Beachy was the keynote speaker at the Molecular and Environmental Plant Sciences Symposium at Texas A&M University.

The high cost for commercialization “prices us from participating in this sector,” Beachy said. This means bacterial diseases and fungi on smaller-return crops will continue to be treated by chemical pesticides.

“We are being hamstrung, I think, by current policies on regulation and the cost that regulation imposes,” he said. “Don’t get me wrong, regulation is important, but let’s do it with a sense of what agriculture is and can be, and how biotechnology can play an important role.

“We don’t want to expose the public to danger; that’s not my point. My point is there are some things out there that we know are safe: these are genes moved from one plant to another plant. There’s a great opportunity for plant biologists and biotechnologists such as those within the Texas A&M University System to contribute.”

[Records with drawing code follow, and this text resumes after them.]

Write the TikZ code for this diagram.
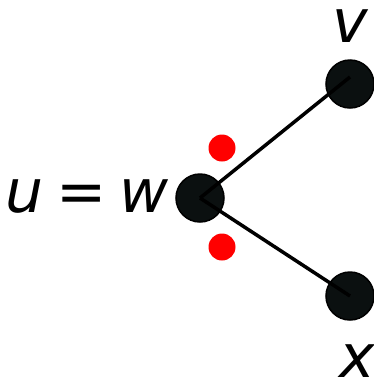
\documentclass[tikz,border=0pt]{standalone}
\usepackage{fontspec}
\setmainfont{DejaVu Sans}
\usepackage{xcolor}
\usetikzlibrary{positioning}
\definecolor{nodeblack}{HTML}{0B1010}
\definecolor{dotred}{HTML}{FF0000}
\tikzset{
  vertex/.style={circle, draw=black, line width=1.5bp, fill=nodeblack, minimum size=48bp, inner sep=0pt},
  reddot/.style={circle, fill=dotred, minimum size=27bp, inner sep=0pt},
  lbl/.style={font=\fontsize{60bp}{64bp}\selectfont\itshape, inner sep=0pt},
  edge/.style={line width=3.5bp, black}
}
\begin{document}
\begin{tikzpicture}[x=1bp, y=-1bp]
        \useasboundingbox (0,0) rectangle (374,379);
        \node[vertex] (w) at (200,198) {};
        \node[vertex] (v) at (350,84) {};
        \node[vertex] (x) at (350,296) {};
        \node[reddot] (d1) at (222,148) {};
        \node[reddot] (d2) at (222,247) {};
        \draw[edge] (w.center) -- ([yshift=7bp]v.center);
        \draw[edge] (w.center) -- (x.center);
        \node[lbl, anchor=base east] (uw) at (169,212) {u\hspace{13bp}{\upshape=}\hspace{13bp}w};
        \node[lbl, anchor=base] (vl) at (350,42) {v};
        \node[lbl, anchor=base] (xl) at (357,377) {x};
      \end{tikzpicture}
\end{document}
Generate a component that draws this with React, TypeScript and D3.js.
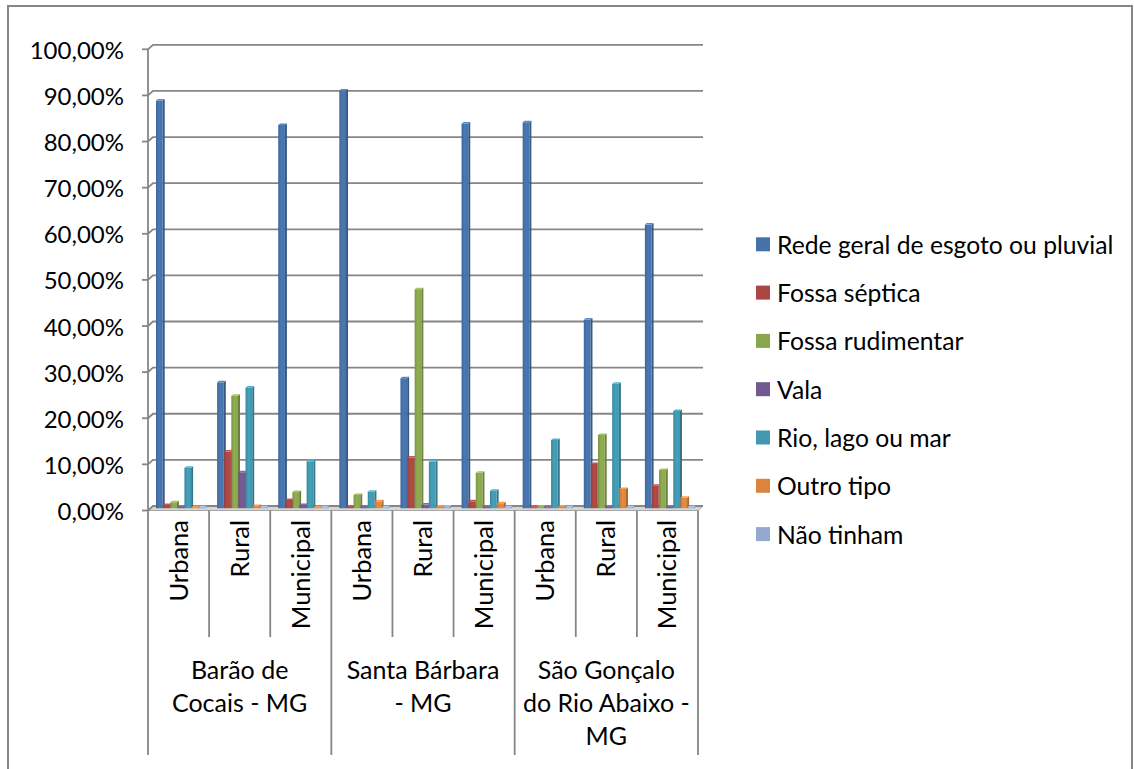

Beachy, who in the 1980s pioneered the development of virus-resistance in plants through the use of transgenic technology, continues to examine protein movement in tobacco mosaic virus.

Another area of his research includes mechanisms, which express viral coat proteins responsible for disease-resistance in transgenic plants.

His discoveries in the 1980s were part of an effort to combat tobacco streak virus in India’s transgenic groundnuts. The disease also has affected cotton, marigolds, okra and sunflowers, he said.

“It looks like this 20-year-old technology will be useful in India, and it does it in a setting where it will affect up to 20 million farmers,” he said.

Beachy said his approach to studying viruses transmitted in transgenic plants is to understand fully what the pathogen does. “Otherwise, you’re taking a shotgun approach,” he said.